The QA was followed by a screening of French period ghost story Stranded (aka Djinns). Look for a full review of Stranded elsewhere on the site soon, but for now I’ll describe it as John Ford’s The Lost Patrol meets The Keep meets R-Point.

After that, Gareth Edwards returned for a Bafta Masterclass on the making of Monsters. He recapped his past history working for the BBC, how he managed to get the go ahead for Monsters, and showed off some behind the scenes visual effects work. This was a fascinating hour, and Edwards clearly has a lot of enthusiasm for what he does. He talked a lot about getting a 2 disc DVD release cleared by Vertigo and including a lot of what he was showing in this session, and I really hope this happens. It’s great to see the original footage without the effects he created, so you can appreciate the subtlety and vision involved.

After that was the first of the day’s retro screenings: Poltergeist. I’d not seen this for years, certainly never in my adult life, and seeing it again now as a parent scared the crap out of me at times. The print was pretty old and faded (mental note: really must grab the Bluray) but I got into this way more than I expected to. Some of the effects have dated badly, but the majority of it holds up well. I did notice, for the first time, how overblown and ill-fitting the score is though.

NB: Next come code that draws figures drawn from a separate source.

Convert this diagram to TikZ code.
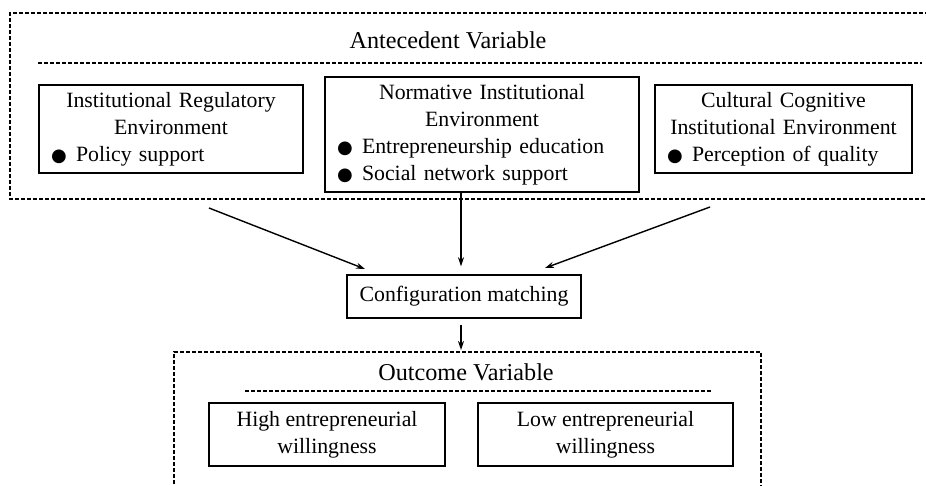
\documentclass[tikz,border=0pt]{standalone}
\usepackage{fontspec}
\setmainfont{Liberation Serif}
\newfontfamily\dotfont{DejaVu Sans}
\usetikzlibrary{arrows.meta}

\newcommand{\itm}{\makebox[25pt][l]{\dotfont\fontsize{18}{18}\selectfont ●}}

\tikzset{
  dashline/.style={line width=1.3pt, dash pattern=on 4pt off 2pt},
  varbox/.style={draw, line width=1.4pt, inner xsep=12pt, inner ysep=0pt,
    font=\fontsize{21.8}{27}\selectfont},
  outbox/.style={varbox, inner xsep=0pt, align=center},
  ttl/.style={font=\fontsize{24.2}{28}\selectfont, inner sep=0pt},
  arr/.style={line width=1.4pt, -{Stealth[length=9pt,width=6pt]}},
}

\begin{document}
\begin{tikzpicture}[x=1pt,y=-1pt]
  \useasboundingbox (0,0) rectangle (926,485);

  % antecedent variables
  \draw[dashline] (935,13) -- (10,13) -- (10,199) -- (935,199);
  \node[ttl] (ante) at (448,40) {Antecedent Variable};
  \draw[dashline] (38,63) -- (922,63);

  \node[varbox, text width=240pt, minimum height=88pt] (reg) at (171,129)
    {\centering Institutional Regulatory\\ Environment\par
     \raggedright\itm Policy support\par};
  \node[varbox, text width=290pt, minimum height=115pt] (norm) at (482,134.5)
    {\centering Normative Institutional\\ Environment\par
     \raggedright\itm Entrepreneurship education\\
     \itm Social network support\par};
  \node[varbox, text width=233pt, minimum height=88pt] (cult) at (783.5,129)
    {\centering Cultural Cognitive\\ Institutional Environment\par
     \raggedright\itm Perception of quality\par};

  \node[outbox, minimum width=234pt, minimum height=43pt] (cfg) at (464,296.5)
    {Configuration matching};

  % outcome variables
  \draw[dashline] (174,490) -- (174,352) -- (761,352) -- (761,490);
  \node[ttl] (outc) at (466,372) {Outcome Variable};
  \draw[dashline] (245,391) -- (711,391);

  \node[outbox, minimum width=236pt, minimum height=63pt] (high) at (327,434.5)
    {High entrepreneurial\\ willingness};
  \node[outbox, minimum width=255pt, minimum height=63pt] (low) at (605.5,434.5)
    {Low entrepreneurial\\ willingness};

  \coordinate (a1) at (209,208);
  \coordinate (b1) at (365,269);
  \coordinate (a2) at (461,200);
  \coordinate (a3) at (710,207);
  \coordinate (b3) at (545,268);
  \coordinate (c2) at (461,350);

  \draw[arr] (a1) -- (b1);
  \draw[arr, shorten >=8pt] (a2 |- norm.south) -- (a2 |- cfg.north);
  \draw[arr] (a3) -- (b3);
  \draw[arr, shorten <=6pt] (a2 |- cfg.south) -- (c2);
\end{tikzpicture}
\end{document}
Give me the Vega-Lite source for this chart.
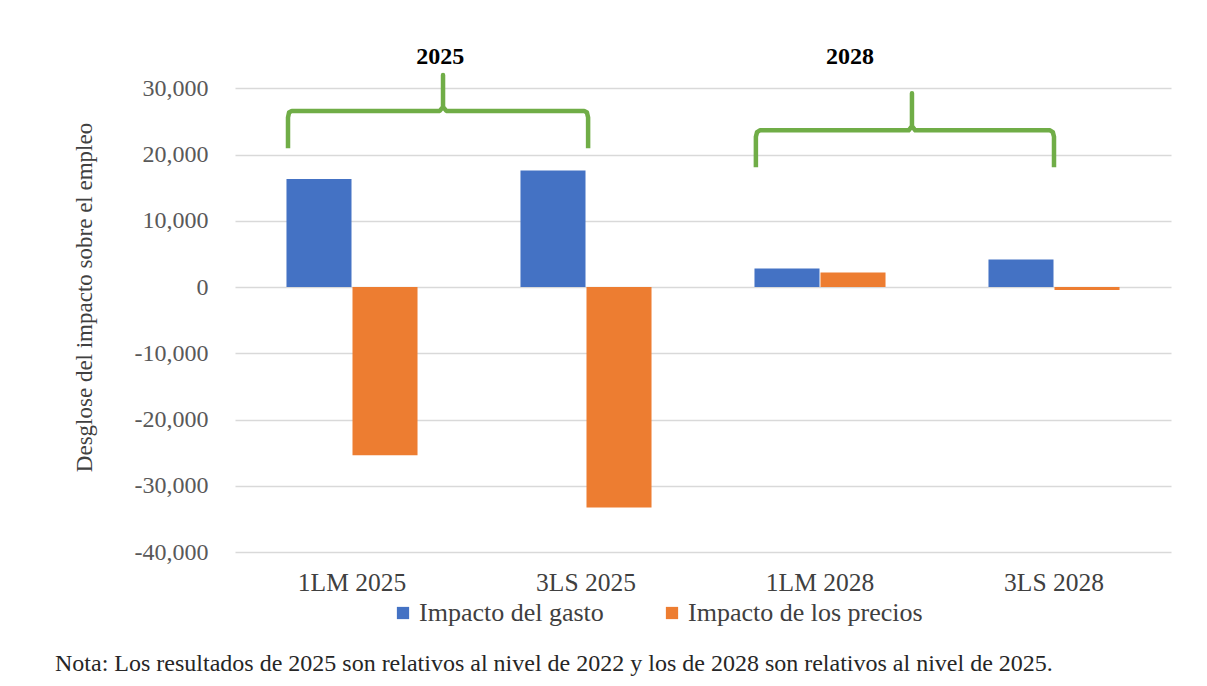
{
  "$schema": "https://vega.github.io/schema/vega-lite/v6.json",
  "autosize": {"type": "none"},
  "width": 936,
  "height": 510,
  "padding": {"left": 235, "top": 42, "right": 36, "bottom": 134},
  "background": "white",
  "config": {
    "font": "Liberation Serif",
    "view": {"stroke": null},
    "title": {"font": "Liberation Serif", "fontWeight": "normal"},
    "axis": {"labelFont": "Liberation Serif", "titleFont": "Liberation Serif"},
    "axisY": {
      "labelExpr": "replace(format(datum.value, ','), '\u2212', '-')",
      "labelFontSize": 24,
      "labelColor": "#595959",
      "labelPadding": 27,
      "ticks": false,
      "domain": false,
      "grid": true,
      "gridColor": "#D9D9D9",
      "gridWidth": 1.5
    }
  },
  "title": {
    "text": "Nota: Los resultados de 2025 son relativos al nivel de 2022 y los de 2028 son relativos al nivel de 2025.",
    "orient": "bottom",
    "anchor": "start",
    "frame": "group",
    "dx": -180,
    "offset": 26,
    "font": "Liberation Serif",
    "fontSize": 24,
    "fontWeight": "normal",
    "color": "#262626"
  },
  "datasets": {
    "bars": [
      {"escenario": "1LM 2025", "serie": "Impacto del gasto", "valor": 16300},
      {"escenario": "1LM 2025", "serie": "Impacto de los precios", "valor": -25400},
      {"escenario": "3LS 2025", "serie": "Impacto del gasto", "valor": 17600},
      {"escenario": "3LS 2025", "serie": "Impacto de los precios", "valor": -33300},
      {"escenario": "1LM 2028", "serie": "Impacto del gasto", "valor": 2800},
      {"escenario": "1LM 2028", "serie": "Impacto de los precios", "valor": 2200},
      {"escenario": "3LS 2028", "serie": "Impacto del gasto", "valor": 4150},
      {"escenario": "3LS 2028", "serie": "Impacto de los precios", "valor": -450}
    ],
    "brackets": [
      {"grupo": "2025", "orden": 1, "px": 0.2265, "py": 20950},
      {"grupo": "2025", "orden": 2, "px": 0.2265, "py": 25600},
      {"grupo": "2025", "orden": 3, "px": 0.231, "py": 26350},
      {"grupo": "2025", "orden": 4, "px": 0.243, "py": 26600},
      {"grupo": "2025", "orden": 5, "px": 0.875, "py": 26600},
      {"grupo": "2025", "orden": 6, "px": 0.889, "py": 27200},
      {"grupo": "2025", "orden": 7, "px": 0.889, "py": 32000},
      {"grupo": "2025", "orden": 8, "px": 0.889, "py": 27200},
      {"grupo": "2025", "orden": 9, "px": 0.903, "py": 26600},
      {"grupo": "2025", "orden": 10, "px": 1.492, "py": 26600},
      {"grupo": "2025", "orden": 11, "px": 1.504, "py": 26350},
      {"grupo": "2025", "orden": 12, "px": 1.509, "py": 25600},
      {"grupo": "2025", "orden": 13, "px": 1.509, "py": 20950},
      {"grupo": "2028", "orden": 1, "px": 2.226, "py": 18080},
      {"grupo": "2028", "orden": 2, "px": 2.226, "py": 22700},
      {"grupo": "2028", "orden": 3, "px": 2.231, "py": 23400},
      {"grupo": "2028", "orden": 4, "px": 2.243, "py": 23660},
      {"grupo": "2028", "orden": 5, "px": 2.879, "py": 23660},
      {"grupo": "2028", "orden": 6, "px": 2.893, "py": 24300},
      {"grupo": "2028", "orden": 7, "px": 2.893, "py": 29270},
      {"grupo": "2028", "orden": 8, "px": 2.893, "py": 24300},
      {"grupo": "2028", "orden": 9, "px": 2.907, "py": 23660},
      {"grupo": "2028", "orden": 10, "px": 3.483, "py": 23660},
      {"grupo": "2028", "orden": 11, "px": 3.495, "py": 23400},
      {"grupo": "2028", "orden": 12, "px": 3.500, "py": 22700},
      {"grupo": "2028", "orden": 13, "px": 3.500, "py": 18080}
    ],
    "etiquetas": [
      {"texto": "2025", "px": 0.877, "py": 34700},
      {"texto": "2028", "px": 2.628, "py": 34700}
    ]
  },
  "layer": [
    {
      "data": {"name": "bars"},
      "mark": {"type": "bar"},
      "encoding": {
        "x": {
          "field": "escenario",
          "type": "nominal",
          "sort": null,
          "scale": {"paddingInner": 0.44, "paddingOuter": 0.22},
          "axis": {
            "title": null,
            "labelAngle": 0,
            "labelFontSize": 25.5,
            "labelColor": "#404040",
            "labelPadding": 18,
            "ticks": false,
            "domain": false
          }
        },
        "xOffset": {
          "field": "serie",
          "type": "nominal",
          "sort": ["Impacto del gasto", "Impacto de los precios"],
          "scale": {"paddingInner": 0.015}
        },
        "y": {
          "field": "valor",
          "type": "quantitative",
          "scale": {"domain": [-40000, 37000], "nice": false, "zero": false},
          "axis": {
            "title": "Desglose del impacto sobre el empleo",
            "titleFontSize": 23,
            "titleFontWeight": "normal",
            "titleColor": "#404040",
            "titlePadding": 38,
            "values": [-40000, -30000, -20000, -10000, 0, 10000, 20000, 30000]
          }
        },
        "color": {
          "field": "serie",
          "type": "nominal",
          "sort": ["Impacto del gasto", "Impacto de los precios"],
          "scale": {"domain": ["Impacto del gasto", "Impacto de los precios"], "range": ["#4472C4", "#ED7D31"]},
          "legend": {
            "title": null,
            "orient": "none",
            "direction": "horizontal",
            "legendX": 155,
            "legendY": 558,
            "symbolType": "square",
            "symbolSize": 150,
            "symbolStrokeWidth": 0,
            "labelFont": "Liberation Serif",
            "labelFontSize": 26,
            "labelLimit": 500,
            "labelColor": "#404040",
            "labelOffset": 3,
            "columnPadding": 55
          }
        }
      }
    },
    {
      "data": {"name": "brackets"},
      "mark": {"type": "line", "color": "#70AD47", "strokeWidth": 4.5, "strokeJoin": "round", "strokeCap": "butt"},
      "encoding": {
        "x": {"field": "px", "type": "quantitative", "scale": {"domain": [0, 4], "nice": false, "zero": false}, "axis": null},
        "y": {"field": "py", "type": "quantitative"},
        "detail": {"field": "grupo"},
        "order": {"field": "orden", "type": "quantitative"}
      }
    },
    {
      "data": {"name": "etiquetas"},
      "mark": {"type": "text", "font": "Liberation Serif", "fontSize": 24, "fontWeight": "bold", "color": "#000000", "baseline": "middle", "align": "center"},
      "encoding": {
        "x": {"field": "px", "type": "quantitative", "scale": {"domain": [0, 4], "nice": false, "zero": false}, "axis": null},
        "y": {"field": "py", "type": "quantitative"},
        "text": {"field": "texto"}
      }
    }
  ],
  "resolve": {"scale": {"x": "independent"}, "axis": {"x": "independent"}}
}
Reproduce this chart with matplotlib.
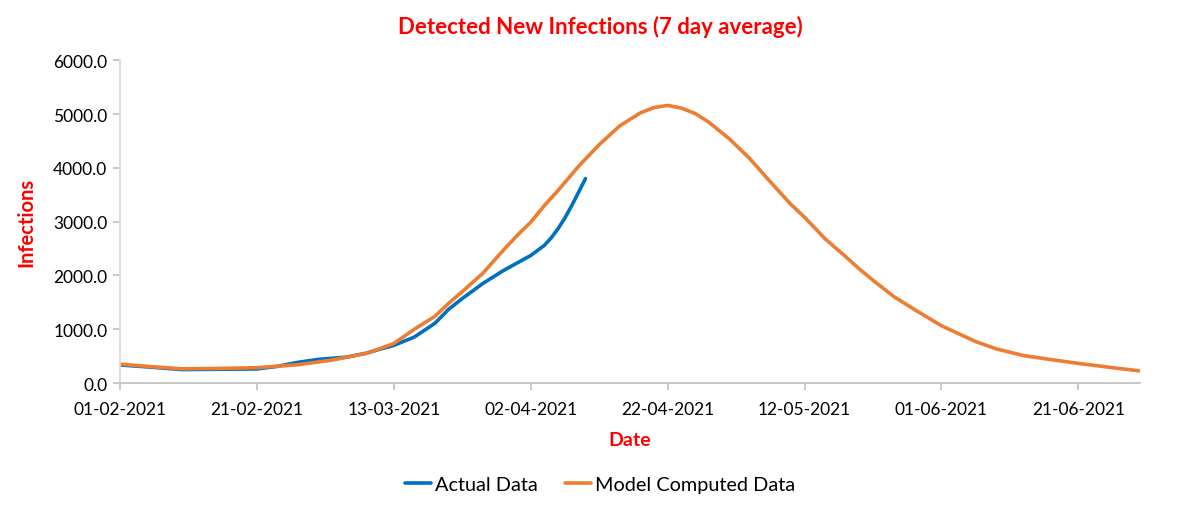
import pandas as pd
import matplotlib.pyplot as plt
import matplotlib.dates as mdates

plt.rcParams['font.family'] = ['Lato', 'DejaVu Sans']

# days counted from 01-02-2021
actual_days = [0, 4, 9, 14, 20, 23, 26, 29, 33, 36, 38, 40, 43, 46, 48, 50, 53, 56, 58, 60, 62, 63, 64, 65, 66, 67, 68]
actual_vals = [335, 300, 250, 255, 262, 310, 385, 440, 480, 555, 630, 700, 855, 1110, 1370, 1570, 1850, 2090, 2230,
               2370, 2560, 2700, 2870, 3070, 3300, 3550, 3800]

model_days = [0, 5, 9, 14, 20, 26, 31, 36, 38, 40, 43, 46, 48, 50, 53, 56, 58, 60, 62, 64, 67, 70, 73, 76, 78, 80,
              82, 84, 86, 89, 92, 95, 98, 100, 103, 106, 108, 110, 113, 116, 120, 125, 128, 132, 136, 140, 145, 149]
model_vals = [350, 300, 265, 270, 285, 340, 427, 552, 640, 735, 1000, 1240, 1480, 1700, 2040, 2470, 2740, 2990,
              3300, 3580, 4030, 4430, 4780, 5020, 5120, 5160, 5110, 5010, 4850, 4540, 4170, 3740, 3320, 3080,
              2680, 2350, 2120, 1910, 1610, 1370, 1065, 770, 635, 510, 436, 365, 285, 225]

start = pd.Timestamp('2021-02-01')
actual_dates = start + pd.to_timedelta(actual_days, unit='D')
model_dates = start + pd.to_timedelta(model_days, unit='D')
tick_dates = pd.date_range('2021-02-01', '2021-06-30', freq='20D')

fig = plt.figure(figsize=(12, 5.1), dpi=100)
ax = fig.add_axes([0.1, 0.247, 0.85, 0.633])

ax.plot(actual_dates, actual_vals, color='#0070C0', lw=2.6, label='Actual Data',
        solid_capstyle='round', solid_joinstyle='round')
ax.plot(model_dates, model_vals, color='#ED7D31', lw=2.6, label='Model Computed Data',
        solid_capstyle='round', solid_joinstyle='round')

ax.set_xlim(start, pd.Timestamp('2021-06-30'))
ax.set_ylim(0, 6000)
ax.set_yticks(range(0, 6001, 1000))
ax.set_yticklabels([f'{v:.1f}' for v in range(0, 6001, 1000)])
ax.set_xticks(tick_dates)
ax.xaxis.set_major_formatter(mdates.DateFormatter('%d-%m-%Y'))

for s in ['top', 'right']:
    ax.spines[s].set_visible(False)
ax.spines['left'].set_color('#D9D9D9')
ax.spines['bottom'].set_color('#BFBFBF')
ax.spines['left'].set_linewidth(1.2)
ax.spines['bottom'].set_linewidth(1.2)
ax.tick_params(axis='both', labelsize=12.5, colors='#BFBFBF', labelcolor='#000000', length=5, width=1.2)
ax.tick_params(axis='x', pad=8)
ax.tick_params(axis='y', pad=4)

fig.text(0.5, 0.947, 'Detected New Infections (7 day average)', color='#FF0000', fontsize=16,
         fontweight='bold', ha='center', va='center')
ax.set_xlabel('Date', color='#FF0000', fontsize=14, fontweight='bold', labelpad=10)
ax.set_ylabel('Infections', color='#FF0000', fontsize=14.5, fontweight='bold', labelpad=12)

fig.legend(loc='center', bbox_to_anchor=(0.5, 0.049), ncol=2, frameon=False, fontsize=14.3,
           handlelength=1.3, columnspacing=1.4, handletextpad=0.2)

fig.savefig('out.png', dpi=100)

The day’s final film was Street Trash. I hate to admit I didn’t hang around for this as I’ve been meaning to watch the DVD and instead opted for an early night.


The 4th and final day of Nottingham’s Mayhem festival kicked of with The Japanese gorefest Alien Vs Ninja but sadly I arrived too late to catch that bloody treat.

Instead my day started with a rare screening of Hitchcock’s Frenzy. It’s not the great man’s finest hour but it is great fun, marrying the disturbing tale of a sadistic murderer with some of Hitch’s legendary black humour. The print was in terrible condition, and we even lost audio at one point, but watching this with such an enthusiastic audience really brought out the film’s cheeky (and at times disturbing) sense of humour.

Next up was more sex and death, this time in homage to the classic Italian giallos. A visual and auditory feast, Amer is a film that demands to be seen on the big screen. From the opening hyper-stylised credit sequence to the closing title card Amer is a lovingly crafted amalgamation of all that was great in the lurid thrillers of Italian cinema’s horror heyday. And if you know your Bird with a Crystal Plumage from your Don’t Torture a Duckling there’s much to enjoy but I think Amer suffers from being a little too referential and alienates the uninitiated. Regardless, it’s a tremendously assured debut from directors Hélène Cattet and Bruno Forzani and I can’t wait to see what they come up with next.

Altitude promised B movie thrills and for the most part delivered. A group of stereotypical American students – the jock, the musician, the geek… you get the idea – are flying to a rock concert but things don’t exactly go according to plan. Think The Breakfast Club meets the classic Twilight Zone episode Nightmare at 20,000 Feet and you’ll have some idea what this has to offer. There’ll be a full review coming soon but this was enjoyable despite its shortcomings.

The final film of the day was Mexican cannibal movie We Are What We Are (wouldn’t We Are What We Eat have been a more appropriate title?). As I’d seen the film already at this year’s FrightFest and found it quite dull – a Mexican family spend 90 minutes arguing over who (literally) to have for dinner – I decided to give it a miss.